The 12 months of 2011 were an exhilarating ride for Apple of Cupertino, Calif. It went through a major leadership transition after the company lost its cofounder Steve Jobs and op-chief Tim Cook took the reigns and appointed several new executives. The iPhone 4S became a huge success and pushed Apple’s market capitalization above the half a trillion-dollar valuation.
Editors at Fortune magazine did not have second thoughts when ranking Apple first on its annual list of World’s Most Admired Companies due to the company’s impending iPad 3 unveiling, off-the-chart sales, and beautiful new retail stores like the upcoming Amsterdam outlet. Seasonal product refreshes and new rumored gizmos (of which an Apple-branded HD TV television set is conceivably everyone’s favorite) helped Apple garner the spot, as well. Mind you, Apple earned this coveted title for five years in a row.
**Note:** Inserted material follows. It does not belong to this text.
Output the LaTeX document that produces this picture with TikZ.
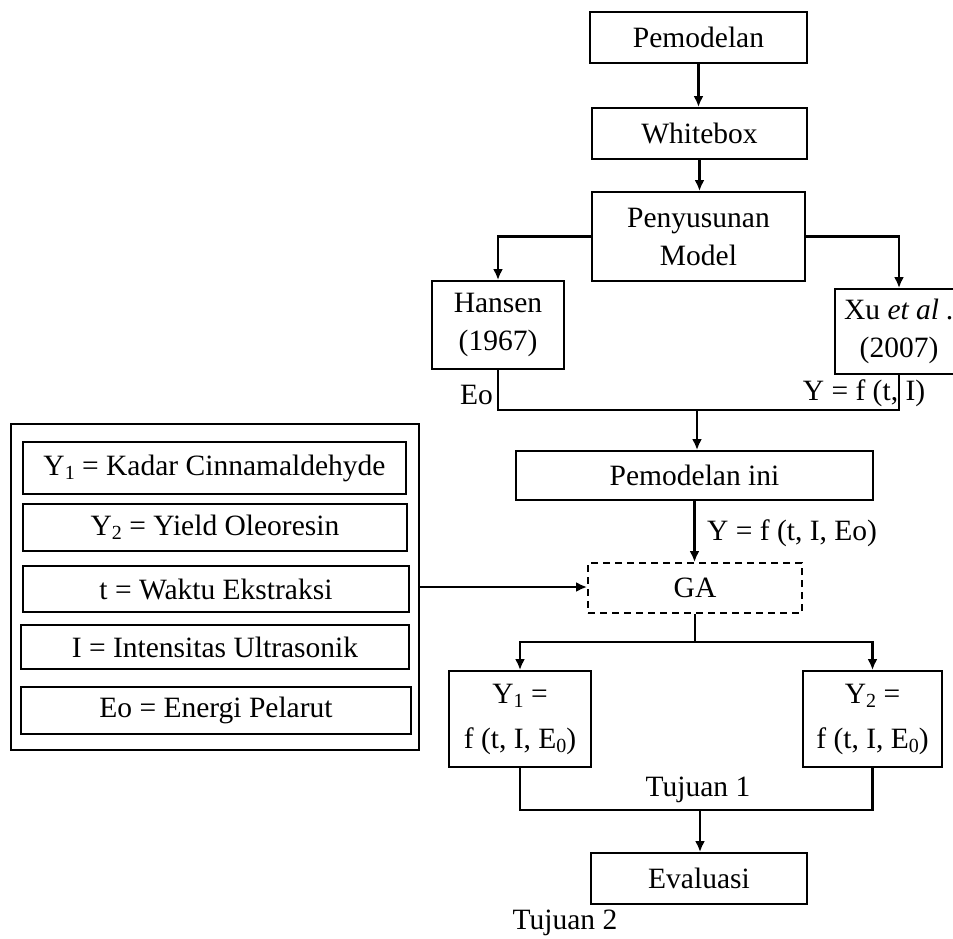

Here’s from the publication’s editors:
To say it was another big year for Apple would be a gross understatement. With the passing of Steve Jobs, questions swirled around the companys future. But under new CEO Tim Cooks guidance, Apple continues to prosper. The companys annual revenues climbed to $108 billion, led by an 81% increase in iPhone sales — a jump that doesnt factor in the runaway success of the iPhone 4S — and a 334% spike in iPad sales, due in no small part to the revamped iPad 2. Increased sales across the board explain why shares soared 75% during the companys fiscal year to $495.
Following Apple’s trail is the second-ranked Internet giant Google (No. 1 in Internet Services and Retailing last year). It is another Silicon Valley darling that went through a transition in 2011 as Eric Schmidt passed the CEO reins to cofounder Larry Page in April. Page co-founded Google with Sergey Brin and quickly re-instituted startup mentality that calls for “moon shots” while streamlining the company’s operations.
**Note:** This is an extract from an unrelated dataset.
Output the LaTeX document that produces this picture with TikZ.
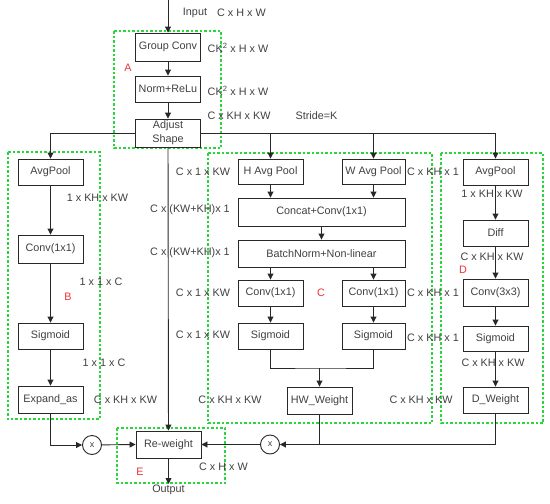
\documentclass[tikz,border=0pt]{standalone}
\usepackage{fontspec}
\setmainfont{Liberation Sans}
\usetikzlibrary{arrows.meta, positioning, calc}
\definecolor{boxgreen}{RGB}{40,215,60}
\definecolor{markred}{RGB}{232,52,52}
\definecolor{txtgray}{RGB}{64,64,64}
\definecolor{linegray}{RGB}{40,40,40}

\begin{document}
\begin{tikzpicture}[x=1pt, y=-1pt,
  font=\fontsize{10.8}{13}\selectfont,
  blk/.style={draw=linegray, line width=0.9pt, minimum width=65pt, minimum height=27pt, inner sep=1pt, text=txtgray, align=center},
  wide/.style={blk, minimum width=167pt},
  dim/.style={text=txtgray, inner sep=0pt},
  tag/.style={text=markred, inner sep=0pt},
  grp/.style={draw=boxgreen, line width=1.3pt, dash pattern=on 2.5pt off 2pt},
  mul/.style={circle, draw=linegray, line width=0.9pt, minimum size=19pt, inner sep=0pt, text=txtgray, font=\fontsize{9}{10}\selectfont},
  flow/.style={draw=linegray, line width=0.9pt, -{Triangle[length=6pt,width=6pt]}},
  wire/.style={draw=linegray, line width=0.9pt}]
  \useasboundingbox (0,0) rectangle (550,504);

  \draw[grp] (114,31) rectangle (221,148);
  \draw[grp] (8,152) rectangle (100,419);
  \draw[grp] (208,153) rectangle (432,423);
  \draw[grp] (441,153) rectangle (543,423);
  \draw[grp] (117,428) rectangle (225,483);

  \coordinate (input) at (168,0);
  \node[blk, minimum height=28pt] (gconv) at (168,47) {Group Conv};
  \node[blk, minimum height=26pt] (normrelu) at (168,89) {Norm+ReLu};
  \node[blk, minimum height=28pt, font=\fontsize{10.8}{14}\selectfont] (adjust) at (168,133) {Adjust\\Shape};

  \node[blk, minimum height=26pt] (avgB) at (50.5,172) {AvgPool};
  \node[blk, minimum height=28pt] (convB) at (50.5,249) {Conv(1x1)};
  \node[blk, minimum height=26pt] (sigB) at (50.5,336) {Sigmoid};
  \node[blk] (expB) at (50.5,399.5) {Expand\_as};

  \node[blk, minimum height=25pt] (hpool) at (270.5,171.5) {H Avg Pool};
  \node[blk, minimum height=25pt, minimum width=63pt] (wpool) at (373.5,171.5) {W Avg Pool};
  \node[wide, minimum height=28pt] (concat) at (321.5,212) {Concat+Conv(1x1)};
  \node[wide] (bnorm) at (321.5,253.5) {BatchNorm+Non-linear};
  \node[blk, minimum height=26pt] (convL) at (270.5,293) {Conv(1x1)};
  \node[blk, minimum height=26pt, minimum width=63pt] (convR) at (373.5,293) {Conv(1x1)};
  \node[blk, minimum height=26pt] (sigL) at (270.5,336) {Sigmoid};
  \node[blk, minimum height=26pt, minimum width=63pt] (sigR) at (373.5,336) {Sigmoid};
  \node[blk] (hw) at (319.5,400.5) {HW\_Weight};

  \node[blk, minimum height=26pt] (avgD) at (495.5,172) {AvgPool};
  \node[blk, minimum height=26pt] (diff) at (495.5,233) {Diff};
  \node[blk] (conv3) at (495.5,292.5) {Conv(3x3)};
  \node[blk, minimum height=25pt] (sigD) at (495.5,338.5) {Sigmoid};
  \node[blk, minimum height=26pt] (dw) at (495.5,400) {D\_Weight};

  \node[blk] (reweight) at (168.5,444.5) {Re-weight};
  \node[mul] (xL) at (92,445) {x};
  \node[mul] (xR) at (270,444.5) {x};
  \node[dim, anchor=north, inner sep=1pt] (output) at (168.5,484) {Output};
  \coordinate (hwjoin) at (319.5,368);

  \draw[flow] (input) -- (gconv);
  \draw[flow] (gconv) -- (normrelu);
  \draw[flow] (normrelu) -- (adjust);
  \draw[flow] (adjust.west) -| (avgB.north);
  \draw[flow] (adjust.east) -| (avgD.north);
  \draw[flow] (hpool.north |- adjust.east) -- (hpool.north);
  \draw[flow] (wpool.north |- adjust.east) -- (wpool.north);
  \draw[flow] (adjust) -- (reweight);

  \draw[flow] (avgB) -- (convB);
  \draw[flow] (convB) -- (sigB);
  \draw[flow] (sigB) -- (expB);
  \draw[flow] (expB.south) |- (xL.west);
  \draw[flow] (xL) -- (reweight.west);

  \draw[flow] (hpool.south) -- (hpool.south |- concat.north);
  \draw[flow] (wpool.south) -- (wpool.south |- concat.north);
  \draw[flow] (concat) -- (bnorm);
  \draw[flow] (convL.north |- bnorm.south) -- (convL.north);
  \draw[flow] (convR.north |- bnorm.south) -- (convR.north);
  \draw[flow] (convL) -- (sigL);
  \draw[flow] (convR) -- (sigR);
  \draw[wire] (sigL.south) |- (hwjoin) -| (sigR.south);
  \draw[flow] (hwjoin) -- (hw);
  \draw[wire] (hw.south) -- (hw.south |- xR.east);

  \draw[flow] (avgD) -- (diff);
  \draw[flow] (diff) -- (conv3);
  \draw[flow] (conv3) -- (sigD);
  \draw[flow] (sigD) -- (dw);
  \draw[flow] (dw.south) |- (xR.east);
  \draw[flow] (xR) -- (reweight.east);
  \draw[flow] (reweight) -- (output);

  \node[dim] at (195,13) {Input};
  \node[dim] at (241.5,13) {C x H x W};
  \node[dim] at (238,48) {CK\textsuperscript{2} x H x W};
  \node[dim] at (238,91) {CK\textsuperscript{2} x H x W};
  \node[dim] at (239,116) {C x KH x KW};
  \node[dim] at (316.5,116) {Stride=K};
  \node[tag] at (128,68) {A};

  \node[dim] at (97.5,198) {1 x KH x KW};
  \node[dim] at (101,282) {1 x 1 x C};
  \node[tag] at (68,297) {B};
  \node[dim] at (104,363) {1 x 1 x C};
  \node[dim] at (125.5,400) {C x KH x KW};

  \node[dim] at (203,172) {C x 1 x KW};
  \node[dim] at (190,210) {C x (KW+KH)x 1};
  \node[dim] at (190,253) {C x (KW+KH)x 1};
  \node[dim] at (203,293) {C x 1 x KW};
  \node[dim] at (203,335) {C x 1 x KW};
  \node[dim] at (230,400) {C x KH x KW};
  \node[tag] at (321,293) {C};
  \node[dim] at (433,172) {C x KH x 1};
  \node[dim] at (433,293) {C x KH x 1};
  \node[dim] at (433,338) {C x KH x 1};
  \node[dim] at (421,400) {C x KH x KW};

  \node[dim] at (492,194) {1 x KH x KW};
  \node[dim] at (492,257) {C x KH x KW};
  \node[tag] at (463,270) {D};
  \node[dim] at (493,363) {C x KH x KW};

  \node[tag] at (140,472) {E};
  \node[dim] at (223.5,467) {C x H x W};
\end{tikzpicture}
\end{document}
Google made several acquisitions, spending $12.5 billion for Motorola Mobility and $125 million for Zagat, among others. Consumer-facing services like Gmail, YouTube, and Google Reader saw significant updates, and the company finally unveiled its social network, Google+. Android also continued to dominate. According to Andy Rubin, SVP of mobile, 700,000 Android devices are now activated every day.
Amazon.com (had 17 new fulfillment centers planned and saw 6 million Kindle Fire shipments last holiday season), Coca-Cola (expanded the brand beyond the sugary sparkling beverages and saw moderate growth of Powerade and Gold Peak Tea), and IBM (experienced revenue growth in BRIC on strong sales of business analytics and had cloud services and Smarter Planet solutions) rounded the top five slots on Fortune’s World’s Most Admired Companies list that includes 50 corporations enjoying the best reputation.
Here’s Fortune’s methodology:
The Most Admired list is the definitive report card on corporate reputations. Our survey partners at Hay Group started with approximately 1,400 companies: the Fortune 1,000 (the 1,000 largest U.S. companies ranked by revenue), non-U.S. companies in Fortune’sGlobal 500 database with revenue of $10 billion or more, and the top foreign companies operating in the U.S.
They then sorted the companies by industry and selected the 15 largest for each international industry and the 10 largest for each U.S. industry. A total of 698 companies from 32 countries were surveyed. (Due to an insufficient response rate, the results for 11 companies in the scientific, photographic, and control equipment industry were not published. In addition, due to the distribution of responses, only the aggregate scores and ranks for the 10 companies in the oil and gas equipment/services industry were published.) To create the 58 industry lists, Hay asked executives, directors, and analysts to rate companies in their own industry on nine criteria, from investment value to social responsibility. This year only the best are listed: A company’s score must rank in the top half of its industry survey.
To arrive at the top 50 Most Admired Companies overall, the Hay Group asked 3,855 executives, directors, and securities analysts who had responded to the industry surveys to select the 10 companies they admired most. They chose from a list made up of the companies that ranked in the top 25% in last year’s surveys, plus those that finished in the top 20% of their industry. Anyone could vote for any company in any industry. The difference in the voting rolls is why some results can seem anomalous—for example, although FedEx is one of the top 10 Most Admired Companies, it is second in the Delivery industry behind top-ranked UPS, which ranked 29th on the top 50 overall.